Exercise 37 If {A} is a unital commutative {C^*}-algebra, show that {\hat A} is a compact Hausdorff subset of {A^*} in the weak-* topology. (Hint: first use the spectral radius formula to show that all characters have operator norm {1}, then use the Banach-Alaoglu theorem.)

Exercise 38 Define an ideal of a unital commutative {C^*}-algebra {A} to be a proper subspace {I} of {A} such that {xy, yx \in I} for all {x \in I} and {y \in A}. Show that if {\lambda \in \hat A}, then the kernel {\lambda^{-1}(\{0\})} is a maximal ideal in {A}; conversely, if {I} is a maximal ideal in {A}, show that {I} is closed, and there is exactly one {\lambda \in \hat A} such that {I = \lambda^{-1}(\{0\})}. Thus the spectrum of {A} can be canonically identified with the space of maximal ideals in {A}.

Exercise 39 Let {X} be a compact Hausdorff space, and let {A} be the {C^*}-algebra {A := C(X \rightarrow {\bf C})}. Show that for each {x \in X}, the operation {\lambda_x: f \mapsto f(x)} is a character of {A}. Show that the map {\lambda: x \mapsto \lambda_x} is a homeomorphism from {X} to {\hat A}; thus the spectrum of {C(X \rightarrow {\bf C})} can be canonically identified with {X}. (Hint: use Exercise 23 to show the surjectivity of {\lambda}, Urysohn’s lemma to show injectivity, and Corollary 2 of Notes 10 to show the homeomorphism property.)

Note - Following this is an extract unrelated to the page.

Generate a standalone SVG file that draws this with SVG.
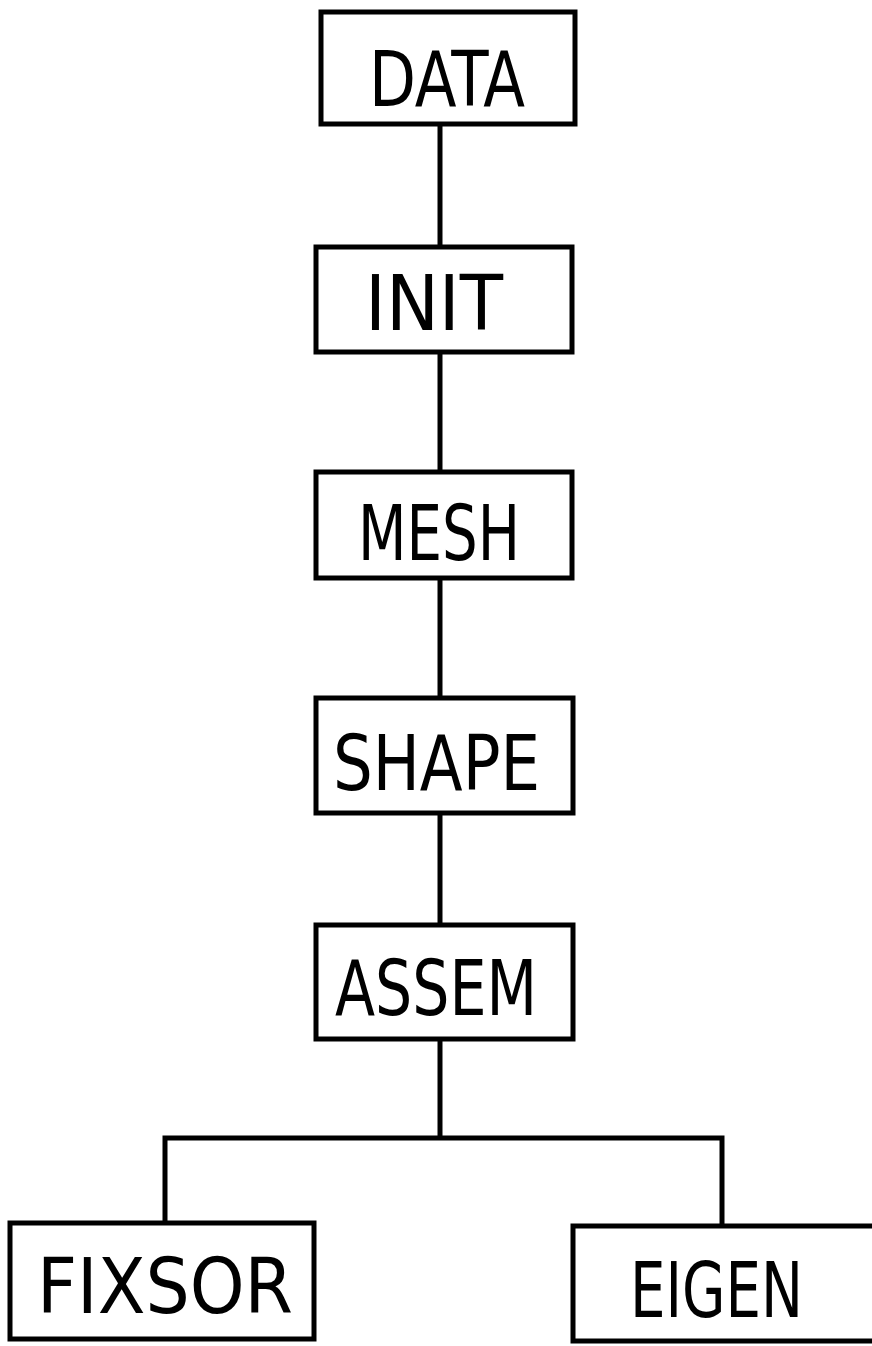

Inspired by the above exercise, we define the Gelfand representation {\hat{}: A \mapsto C(\hat A \rightarrow {\bf C})}, by the formula {\hat x(\lambda) := \lambda(x)}.

Exercise 40 Show that if {A} is a unital commutative {C^*}-algebra, then the Gelfand representation is a homomorphism of {C^*}-algebras.

Exercise 41 Let {x} be a non-invertible element of a unital commutative {C^*}-algebra {A}. Show that {\hat x} vanishes at some {\lambda \in \hat A}. (Hint: the set {\{ xy: y \in A \}} is a proper ideal of {A}, and thus by Zorn’s lemma is contained in a maximal ideal.)

Exercise 42 Show that if {A} is a unital commutative {C^*}-algebra, then the Gelfand representation is an isometry. (Hint: use Exercise 36 and Exercise 41.)

Exercise 43 Use the complex Stone-Weierstrass theorem and Exercises 40, 42 to conclude the proof of Theorem 15.